The acts of concealment were alleged to have occurred over a year after the acts complained of. On the wording of section 32(1)(b), which provides that 'where . . . any fact relevant to the plaintiff's right of action has been deliberately concealed from him by the defendant . . . the period of limitation shall not begin to run until the plaintiff has discovered the fraud, concealment . . .', the defendants argued that the deliberate concealment could not operate to postpone the running of the limitation period where it had already begun to run because the subsection imported no notion of interruption or re-commencement of the limitation period and that the deliberate concealment had to occur at the outset when the cause of action would otherwise have accrued.

The plaintiffs argued that if later concealment had no effect on the running of time, the subsection would be deprived of much practical substance, since, in cases of negligent breaches, concealment would almost always occur some time after the breach when the error was appreciated and relied on the equitable exception to the old statutory limitation rule which rested on the principle that a defendant whose unconscionable conduct had denied the plaintiff the opportunity to sue in time should not in conscience be permitted to plead the statute.

Ian Hunter QC and Colin Edelman (Denton Hall) for the first defendant; Ian Hunter QC and Jeffrey Gruder (Oswald Hickson Collier & Co) for the other defendants; Barbara Dohmann QC and Thomas Beazley (Norton Rose) for the plaintiffs.

SIR THOMAS BINGHAM MR said that the issue could not safely be decided on considerations of practical justice.

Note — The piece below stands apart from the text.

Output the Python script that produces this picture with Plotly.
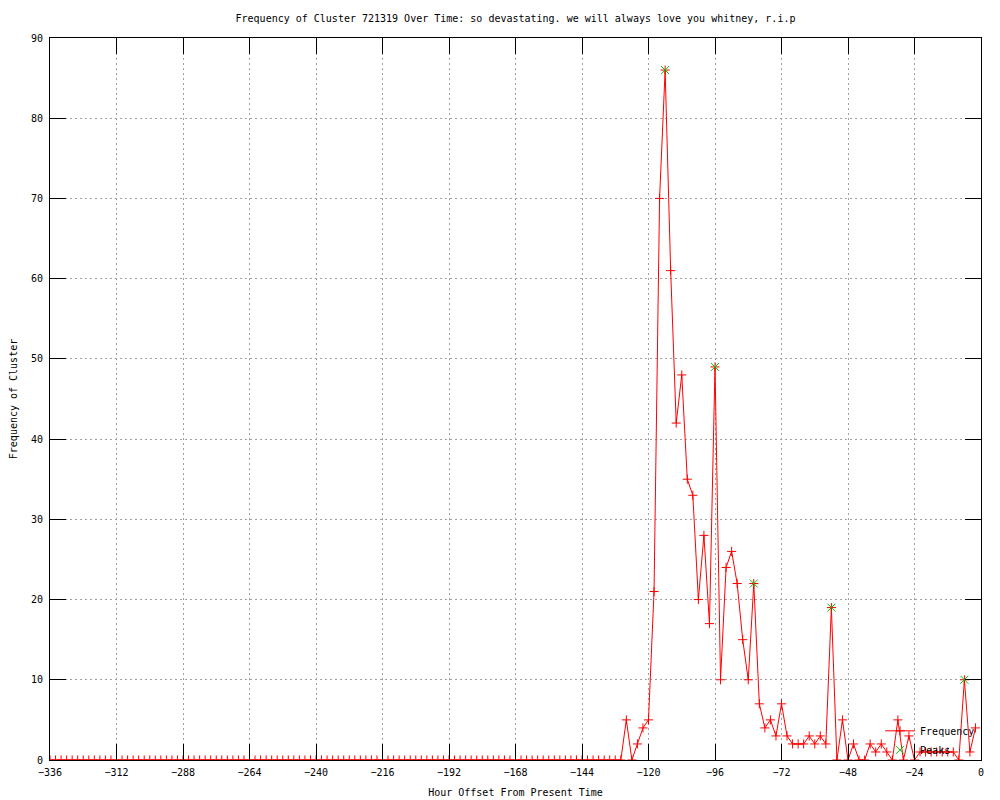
import plotly.graph_objects as go

# Hour offsets (every 2 hours from -336 to -2)
hours = list(range(-336, 0, 2))

# Frequency values, one per hour offset above
frequency = [
    0, 0, 0, 0, 0, 0, 0, 0, 0, 0, 0, 0, 0, 0, 0, 0, 0, 0, 0, 0, 0, 0, 0, 0, 0, 0,
    0, 0, 0, 0, 0, 0, 0, 0, 0, 0, 0, 0, 0, 0, 0, 0, 0, 0, 0, 0, 0, 0, 0, 0, 0, 0,
    0, 0, 0, 0, 0, 0, 0, 0, 0, 0, 0, 0, 0, 0, 0, 0, 0, 0, 0, 0, 0, 0, 0, 0, 0, 0,
    0, 0, 0, 0, 0, 0, 0, 0, 0, 0, 0, 0, 0, 0, 0, 0, 0, 0, 0, 0, 0, 0, 0, 0, 0, 0,
    5, 0, 2, 4, 5, 21, 70, 86, 61, 42, 48, 35, 33, 20, 28, 17,
    49, 10, 24, 26, 22, 15, 10, 22, 7, 4, 5, 3, 7, 3, 2, 2,
    2, 3, 2, 3, 2, 19, 0, 5, 0, 2, 0, 0, 2, 1, 2, 1,
    0, 5, 0, 3, 0, 1, 1, 1, 1, 1, 1, 1, 0, 10, 1, 4,
]

# Detected peaks
peak_hours = [-114, -96, -82, -54, -6]
peak_values = [86, 49, 22, 19, 10]

x_ticks = list(range(-336, 1, 24))
y_ticks = list(range(0, 91, 10))

FONT = "DejaVu Sans Mono"

fig = go.Figure()
fig.add_trace(go.Scatter(
    x=hours, y=frequency, mode="lines+markers", name="Frequency",
    line=dict(color="#ff0000", width=1),
    marker=dict(symbol="cross-thin", size=6.5, color="#ff0000",
                line=dict(color="#ff0000", width=1)),
))
fig.add_trace(go.Scatter(
    x=peak_hours, y=peak_values, mode="markers", name="Peaks",
    marker=dict(symbol="x-thin", size=8, color="#00c000",
                line=dict(color="#00c000", width=1)),
))

axis_common = dict(
    showline=True, linecolor="black", linewidth=1, mirror="ticks",
    ticks="inside", ticklen=16, tickcolor="black", tickwidth=1,
    showgrid=True, gridcolor="#a0a0a0", griddash="2px,3px", gridwidth=1,
    zeroline=False, automargin=False,
    tickfont=dict(family=FONT, size=10, color="black"),
)

# The page body adds an 8px offset, so the figure is 992x792
fig.update_layout(
    width=992, height=792,
    margin=dict(l=42, r=19, t=30, b=40),
    paper_bgcolor="white", plot_bgcolor="white",
    font=dict(family=FONT, size=10, color="black"),
    title=dict(
        text="Frequency of Cluster 721319 Over Time: so devastating. we will always love you whitney, r.i.p",
        xref="paper", x=0.5, xanchor="center", y=1 - 10 / 792, yanchor="middle",
        font=dict(family=FONT, size=10, color="black"),
    ),
    xaxis=dict(
        range=[-336, 0], tickmode="array", tickvals=x_ticks,
        ticklabelstandoff=3,
        title=dict(text="Hour Offset From Present Time", standoff=11,
                   font=dict(family=FONT, size=10)),
        **axis_common,
    ),
    yaxis=dict(
        range=[0, 90], tickmode="array", tickvals=y_ticks,
        ticklabelstandoff=4,
        title=dict(text="Frequency of Cluster", standoff=12,
                   font=dict(family=FONT, size=10)),
        **axis_common,
    ),
    legend=dict(
        x=0.999, xanchor="right", y=-0.006, yanchor="bottom",
        bgcolor="rgba(0,0,0,0)", borderwidth=0,
        font=dict(family=FONT, size=10, color="black"),
        tracegroupgap=0, itemwidth=30,
    ),
)

fig.write_html("out.html")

If, in the seventy-first month following breach of a simple contract, the contract breaker concealed the breach from the potential claimant who was unaware of it, it could fairly be said to be absurd if the claimant then had another six years to sue from the date when he discovered the concealment.

But if, in the second month after a breach, the contract breaker concealed the breach, it would seem unjust that the claimant should be deprived of his opportunity to seek redress. Arguments of that kind cancelled each other out.

With considerable hesitation, his Lordship concluded that the plaintiffs' arguments should not prevail. The plaintiffs must bring themselves within an exception to the basic rule that after a period prescribed by statute, a plaintiff's claim was barred.

Had the draftsman of section 32 intended to provide that time elapsed between accrual of the cause of action and the defendant's concealment should be treated as if it had not elapsed, or that the limitation period should begin to run again following discovery of any concealment, he could have easily done so, and legislative models were to hand.

The plaintiff's construction of section 32 gained no support from consideration of its lineal statutory ancestors. A purposive construction was appropriate where the draftsman's purpose could be discerned, but was not a warrant for the judge to give the statute an effect which he felt the draftsman would have been well advised to give.

The Law Reform Committee 1977 did not allude to the problem of whether later concealment would prevent time beginning. The 1980 Act was in part based on its report.

Amendments to the 1980 Act, inserted by the Latent Damage Act 1986 and extending the limitation period, were intended to fill the unjust lacuna in the law in non-personal injury negligent advice claims arising from latent defects.

It would seem at least arguable that the plaintiffs could have relied on that statutory extension. The appeal would be allowed.

LORD JUSTICE STAUGHTON, dissenting, said that either solution to the problem in this appeal could give rise to absurdity. So it was not possible to assert with conviction that Parliament must have intended one solution rather than the other.

The purpose of the provision was that a man should not be allowed to take advantage of his own wrong. It was permissible to apply a purposive construction to the section, without doing any great violence to its wording.

His Lordship would read the section as providing that the period of limitation should not be treated as beginning to run until after the discovery of the fraud etc.

LORD JUSTICE KENNEDY concurred with Sir Thomas Bingham MR.